The first European when the early European settlers in olden times, before the iconic Great Ocean Road, the coastal region was a rough terrain of bushland and jagged rocks. Hidden within this wild region were early settlement towns, located right next to the coastal seashore. Travelling to the towns took weeks if not months depending on where travellers started from. With the thick terrain or rocks and trees made it difficult for carriages or any large machines to travel smoothly. Majority of the time, ships were used instead, to skip the laborious land journey.

The Reason for the Great Ocean Road

Because of such painstaking journey through the coast, the towns had very few visitors. Because of this, Alderman Howard Hitchcock, the mayor of the nearby town Geelong, who proposed a new way into the area. The road would be good for three reasons, first, it would give an easy path in and out of the coastal area and towns. Second, it would create a better tourism industry for the region. And Thirdly, it would be a way to employ the returning soldiers from World War I.

It’s Construction

The Great Ocean Road began in 1918 and finished on 26 November 1932. It was a backbreaking operation during its 14 years of construction. The terrain was rough, with thick bushland and durable rocky clifftops. Due to the limited machinery of the time, the majority of the work was done by the workers manually digging and hacking away at the rocks. There were over 3000 men who worked on the Great Ocean Road, 2300 were returning soldiers from the War. These men honoured their fallen friends and soldiers, by coming together and building a commemorating their sacrifice.

One of the key monuments the soldiers built was the Great Ocean Road Memorial Arch. It is the starting point for the scenic road and is the most photographed spot on the coast. Built with wood from the region, with informational boards nearby. The surrounds itself is picturesque, with both beach and bush views, making this spot a perfect place to learn more about the road and to stretch your legs.


Walking down to the Grotto

The Main Attractions along the Great Ocean Road

While the main attractions include the Twelve Apostles and the century-old shipwreck, there is an often overlooked attraction that sits at the end of the route. The Grotto is essentially a sinkhole, where the limestone cliffs fells away to meet the receding cliff line.

Walking down to the Grotto

Located 9km west of Port Campbell, this incredibly surreal sight is well worth a visit if you’re in the area.
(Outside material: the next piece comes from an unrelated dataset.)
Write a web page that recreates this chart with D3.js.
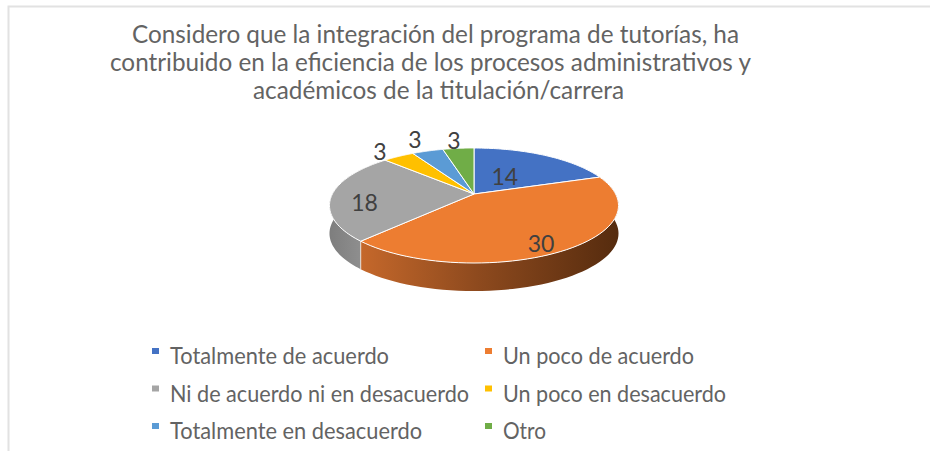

A lot of people find themselves waning when they reach the Grotto, having seen a huge collection of Australia’s natural landmarks in the lead up to it. But the Great Ocean Road might just have saved the best until last.

The Grotto is perhaps the most enchanting of all the rock formations in this part of Australia. Part-blowhole, part-archway, part-cave, it offers a peaceful place to enjoy the sea views and soak in the wonderful things nature is capable of.

Standing about halfway up the cliff from the sea level, the geological formation is reachable via a decked staircase that leads down from the viewing platform at the top. You can either view the wonder from above, or head down and explore it at eye-level.

Inside, the Grotto is filled with smooth boulders and serene rock pools that have been carved out of the limestone. For the best view, look into the Grotto from the lower viewing platform, where you can see the horizon, the pools, and the jutting rock formations in one go.

The Best Time to Visit The Grotto

Though the location is open all year round, there are some weather conditions that are better for viewing The Grotto in than others. The temperatures and weather in the area change constantly and, on some occasions, going down to explore The Grotto at eye-level can be dangerous, particularly if it’s windy and the tide is high.

For ideal conditions, head to The Grotto at sunset or sunrise, where you can catch a glimpse of the warm Australian sun through the archway of the rock formation, where it reflects gold and pink off the smooth rock pools inside. Summer is the best time to visit for prime weather conditions, but the landmark remains an incredible must-see throughout the year.